Written exercise: Retype the records below word for word and omit any image.

** start of Entries provided **

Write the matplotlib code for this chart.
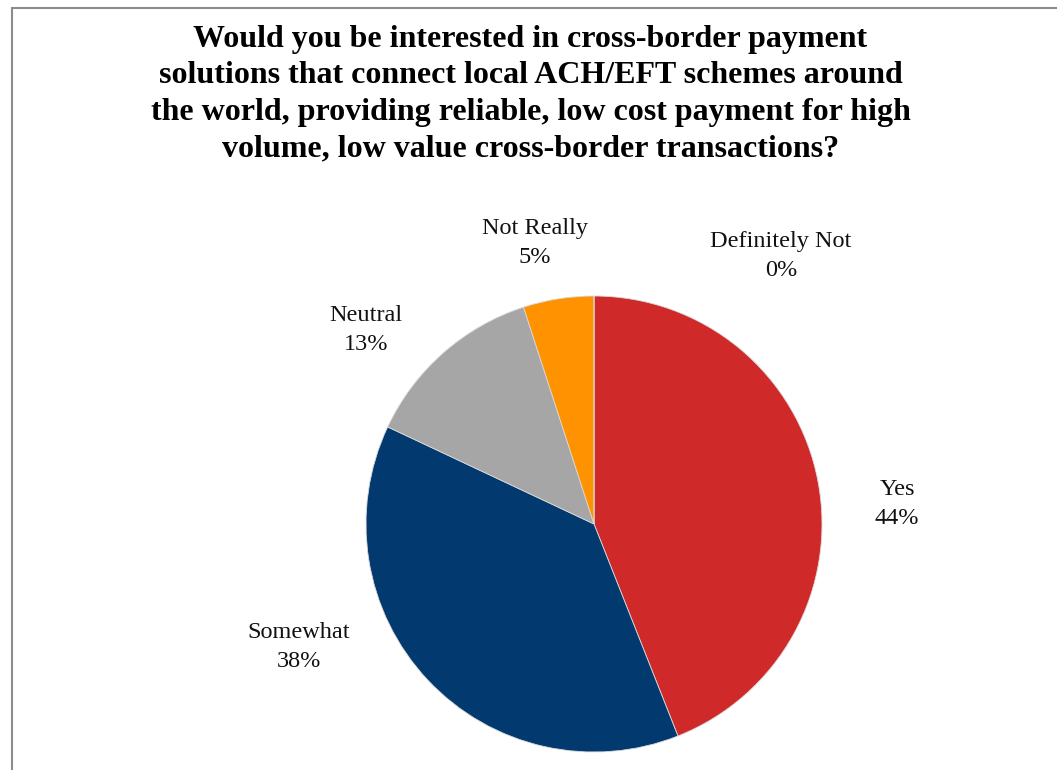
import matplotlib.pyplot as plt
from matplotlib.patches import Rectangle

# Data
categories = ['Yes', 'Somewhat', 'Neutral', 'Not Really', 'Definitely Not']
shares = [44, 38, 13, 5, 0]
colors = ['#CF2A29', '#023A70', '#A6A6A6', '#FF9200', '#7F7F7F']

# label centres (pixels from top-left of the image)
label_pos = [(897, 504), (299, 647), (366, 330), (535, 243), (781, 256)]

title = ("Would you be interested in cross-border payment\n"
         "solutions that connect local ACH/EFT schemes around\n"
         "the world, providing reliable, low cost payment for high\n"
         "volume, low value cross-border transactions?")

W, H = 1057, 770
plt.rcParams['font.family'] = ['Liberation Serif', 'DejaVu Serif']

fig = plt.figure(figsize=(W / 100, H / 100), dpi=100)
ax = fig.add_axes([0, 0, 1, 1])

# pie centred at (594, 524) px, radius 228 px
ax.pie(shares, colors=colors, startangle=90, counterclock=False,
       center=(594, H - 524), radius=228,
       wedgeprops=dict(edgecolor='#d9d9d9', linewidth=0.6))

ax.set_xlim(0, W)
ax.set_ylim(0, H)
ax.set_aspect('equal')
ax.axis('off')

# percentage labels
for name, val, (x, y) in zip(categories, shares, label_pos):
    ax.text(x, H - y, f"{name}\n{val}%", ha='center', va='center',
            fontsize=17.5, linespacing=1.5, color='#111111')

# title
ax.text(W / 2 + 2, H - 94, title, ha='center', va='center',
        fontsize=23, fontweight='bold', linespacing=1.34)

# chart border (runs off the right and bottom of the image)
ax.add_patch(Rectangle((12, -20), W + 40, H - 8 + 20, fill=False,
                       edgecolor='#8c8c8c', linewidth=1.5, clip_on=False))

fig.savefig('out.png', dpi=100)
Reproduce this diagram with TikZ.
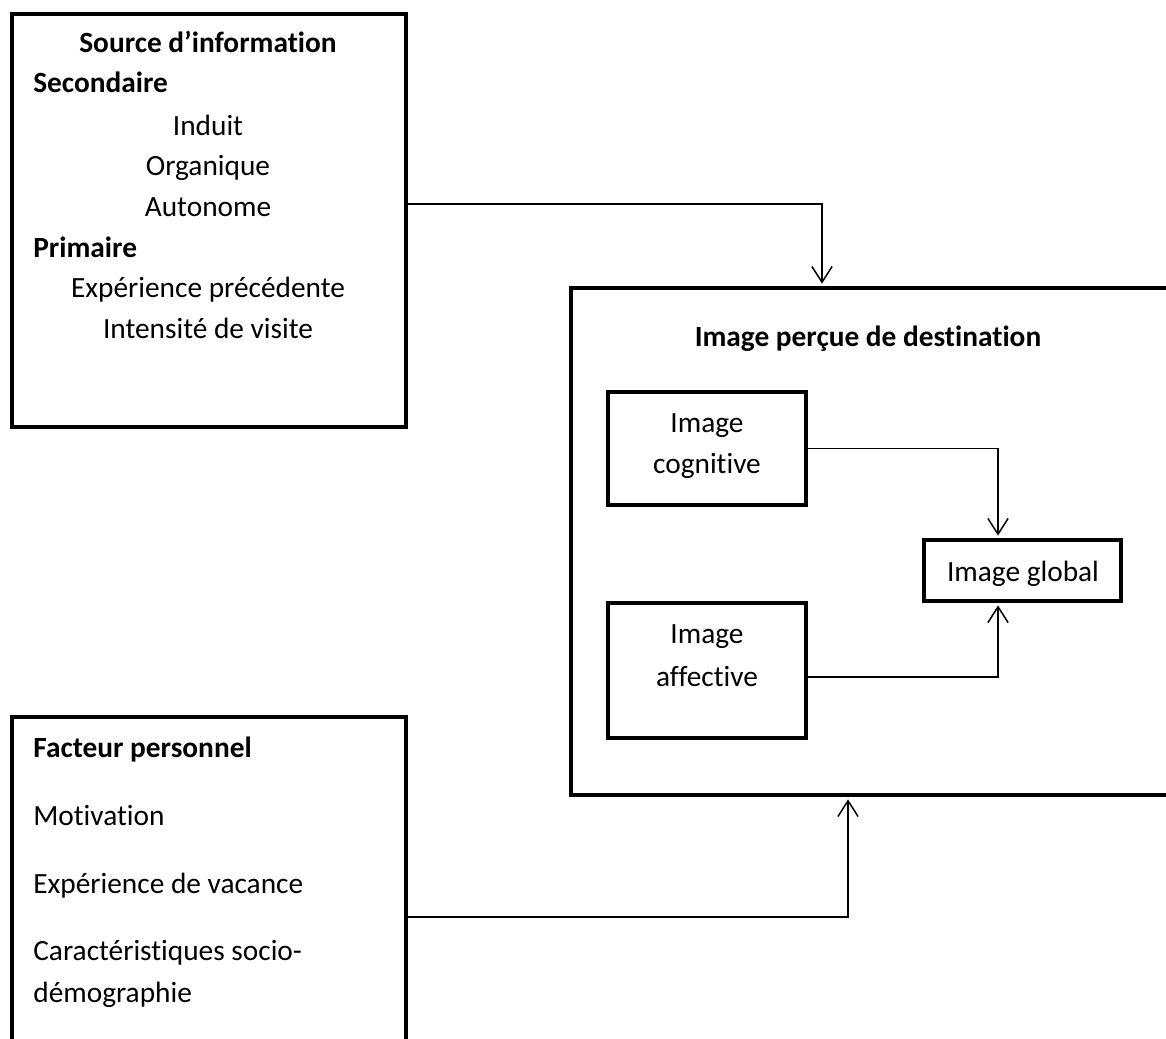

** end of Entries provided **

Written response:
Write the matplotlib code for this chart.
import matplotlib.pyplot as plt
from matplotlib.patches import Rectangle

# Data
categories = ['Yes', 'Somewhat', 'Neutral', 'Not Really', 'Definitely Not']
shares = [44, 38, 13, 5, 0]
colors = ['#CF2A29', '#023A70', '#A6A6A6', '#FF9200', '#7F7F7F']

# label centres (pixels from top-left of the image)
label_pos = [(897, 504), (299, 647), (366, 330), (535, 243), (781, 256)]

title = ("Would you be interested in cross-border payment\n"
         "solutions that connect local ACH/EFT schemes around\n"
         "the world, providing reliable, low cost payment for high\n"
         "volume, low value cross-border transactions?")

W, H = 1057, 770
plt.rcParams['font.family'] = ['Liberation Serif', 'DejaVu Serif']

fig = plt.figure(figsize=(W / 100, H / 100), dpi=100)
ax = fig.add_axes([0, 0, 1, 1])

# pie centred at (594, 524) px, radius 228 px
ax.pie(shares, colors=colors, startangle=90, counterclock=False,
       center=(594, H - 524), radius=228,
       wedgeprops=dict(edgecolor='#d9d9d9', linewidth=0.6))

ax.set_xlim(0, W)
ax.set_ylim(0, H)
ax.set_aspect('equal')
ax.axis('off')

# percentage labels
for name, val, (x, y) in zip(categories, shares, label_pos):
    ax.text(x, H - y, f"{name}\n{val}%", ha='center', va='center',
            fontsize=17.5, linespacing=1.5, color='#111111')

# title
ax.text(W / 2 + 2, H - 94, title, ha='center', va='center',
        fontsize=23, fontweight='bold', linespacing=1.34)

# chart border (runs off the right and bottom of the image)
ax.add_patch(Rectangle((12, -20), W + 40, H - 8 + 20, fill=False,
                       edgecolor='#8c8c8c', linewidth=1.5, clip_on=False))

fig.savefig('out.png', dpi=100)
Reproduce this diagram with TikZ.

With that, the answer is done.